Been running something for a while. Increasingly empty responses with no error. All the time today. Great model, but api is too unreliable atm, yet status page is green.
thanks man ! it was returning empty responses but now i am using Unique identifiers (timestamps, request IDs, session IDs) and now it is working perfectly , i think google is trying to block spam/similar request as well , once again it really helped. ![]()
is it accurate though?
so many failures. It is horrible to watch. I wonder whether AI can succeed.
There will most likely be some performance degradation, but that’s unavoidable. The 2.5 Pro API seems to be in a state of generating random stops right now, so the only thing I can do is try to minimize irrelevant output as much as possible.
Been using the same 2.5 Pro setup for weeks with no issues, but now I keep getting empty responses with finish_reason: stop. My retry loop fails more often than not, even after adding exponential backoff. Tried using unique identifiers (timestamps, request IDs, session IDs) and the Uniueq fix — neither worked. Still burning money on failed calls.
same , this problem only accures when using gemini 2.5 pro
Yes, same here. It suddenly started happening for the past few days. Last week it showed some signs of failure. But today, it is not totally usable with retries and all the optimizations. I hope the team fix the bug soon.
same for me, nothing seems to work, at least 50% of outputs are empty.
I have been seeing this issue on and off.
With structured output, I was seeing empty string, incomplete JSON and then full response for the same payload (in that order) for requests coming close to one after another.

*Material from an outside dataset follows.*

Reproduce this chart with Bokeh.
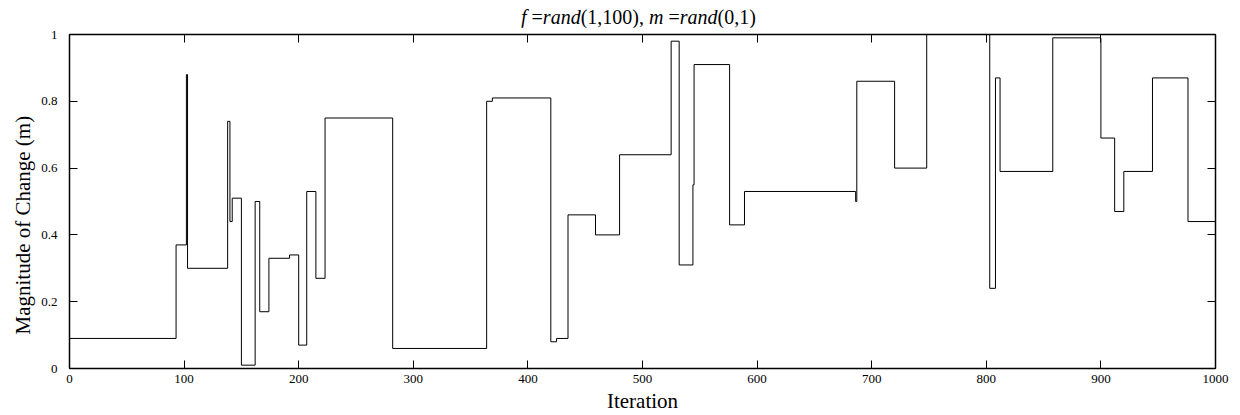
from bokeh.plotting import figure
from bokeh.models import Range1d, LinearAxis, FixedTicker, Title, Div
from bokeh.layouts import column
from bokeh.embed import file_html
from bokeh.resources import INLINE

# iteration at which each new value of m starts, and that value
change_iter = [0, 93, 102, 103, 138, 140, 142, 150, 162, 166, 174, 192, 200, 207, 215,
               223, 282, 364, 369, 420, 425, 435, 459, 480, 525, 532, 544, 545, 576,
               589, 686, 687, 720, 748, 803, 808, 812, 858, 900, 912, 920, 945, 976, 1000]
magnitude = [0.09, 0.37, 0.88, 0.30, 0.74, 0.44, 0.51, 0.01, 0.50, 0.17, 0.33, 0.34, 0.07,
             0.53, 0.27, 0.75, 0.06, 0.80, 0.81, 0.08, 0.09, 0.46, 0.40, 0.64, 0.98, 0.31,
             0.55, 0.91, 0.43, 0.53, 0.50, 0.86, 0.60, 1.00, 0.24, 0.87, 0.59, 0.99, 0.69,
             0.47, 0.59, 0.87, 0.44, 0.21]

x_ticks = [0, 100, 200, 300, 400, 500, 600, 700, 800, 900, 1000]
y_ticks = [0, 0.2, 0.4, 0.6, 0.8, 1.0]
y_tick_labels = ["0", "0.2", "0.4", "0.6", "0.8", "1"]

title_html = "<i>f</i> =<i>rand</i>(1,100), <i>m</i> =<i>rand</i>(0,1)"

FONT = "Liberation Serif"
W, H = 1240, 415
TITLE_H = 27

# ---------- title strip ----------
title_div = Div(text=title_html, width=W, height=TITLE_H,
                styles={"text-align": "left", "padding-left": "521px",
                        "font-family": FONT, "font-size": "20px",
                        "line-height": "20px", "padding-top": "7px",
                        "color": "black", "margin": "0", "white-space": "nowrap"})

# ---------- main plot ----------
p = figure(width=W, height=H - TITLE_H, x_range=Range1d(0, 1000), y_range=Range1d(0, 1),
           output_backend="svg", toolbar_location=None, title=None,
           min_border_left=69, min_border_right=25, min_border_top=7, min_border_bottom=45)

p.step(x=change_iter, y=magnitude, mode="after", line_color="black", line_width=1)

p.xgrid.visible = False
p.ygrid.visible = False
p.outline_line_color = "black"
p.outline_line_width = 1

def style_axis(ax, show_labels=True):
    ax.axis_line_color = "black"
    ax.axis_line_width = 1.5
    ax.major_tick_in = 8
    ax.major_tick_out = 0
    ax.minor_tick_line_color = None
    ax.major_tick_line_color = "black"
    ax.major_tick_line_width = 1
    ax.major_label_text_font = FONT
    ax.major_label_text_font_size = "13px" if show_labels else "0px"
    ax.major_label_text_color = "black" if show_labels else None
    if not show_labels:
        ax.major_label_standoff = 0
    ax.axis_label_text_font = FONT
    ax.axis_label_text_font_style = "normal"
    ax.axis_label_text_font_size = "21px"
    ax.axis_label_text_color = "black"

xa = p.xaxis[0]
xa.ticker = FixedTicker(ticks=x_ticks)
xa.axis_label = "Iteration"
style_axis(xa)
xa.major_label_standoff = 6
xa.axis_label_standoff = 3

ya = p.yaxis[0]
ya.ticker = FixedTicker(ticks=y_ticks)
ya.major_label_overrides = {t: l for t, l in zip(y_ticks, y_tick_labels)}
style_axis(ya)
ya.major_label_standoff = 12

ytitle = Title(text="Magnitude of Change (m)", align="left", offset=34,
               text_font=FONT, text_font_size="21px", text_font_style="normal",
               text_color="black", standoff=8)
p.add_layout(ytitle, "left")

top = LinearAxis(ticker=FixedTicker(ticks=x_ticks))
style_axis(top, show_labels=False)
p.add_layout(top, "above")
right = LinearAxis(ticker=FixedTicker(ticks=y_ticks))
style_axis(right, show_labels=False)
p.add_layout(right, "right")

layout = column(title_div, p, spacing=0)
open("out.html", "w").write(file_html(layout, INLINE))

With tools, I mostly saw response on the first request and subsequent requests for the same payload were returning either MALFORMED_FUNCTION_CALL or nothing in the content for the parts section.
As people mentioned here within the last 24 hours retries do not work as well as they did previously and there are more empty responses.
Same issue here with Gemini-2.5-Flash. Retrying the request in a loop doesn’t work either, even after 10 attempts still getting the same blank response. I’m using structured outputs, not sure if it’s related.
Here’s the response object if that helps:
automatic_function_calling_history=[],
candidates=[
Candidate(
content=Content(
role='model'
),
finish_reason=<FinishReason.MAX_TOKENS: 'MAX_TOKENS'>
),
],
create_time=datetime.datetime(2025, 8, 14, 17, 40, 4, 803533, tzinfo=TzInfo(UTC)),
model_version='gemini-2.5-flash',
response_id='dB-eaM2FMfOY698PuuzLqA0',
sdk_http_response=HttpResponse(
headers=<dict len=10>
),
usage_metadata=GenerateContentResponseUsageMetadata(
prompt_token_count=3891,
prompt_tokens_details=[
ModalityTokenCount(
modality=<MediaModality.TEXT: 'TEXT'>,
token_count=3891
),
],
thoughts_token_count=8191,
total_token_count=12082,
traffic_type=<TrafficType.ON_DEMAND: 'ON_DEMAND'>
)
the error is finish_reason=<FinishReason.MAX_TOKENS: ‘MAX_TOKENS’>.
now free key have a limit tpm of 250000, this is the reason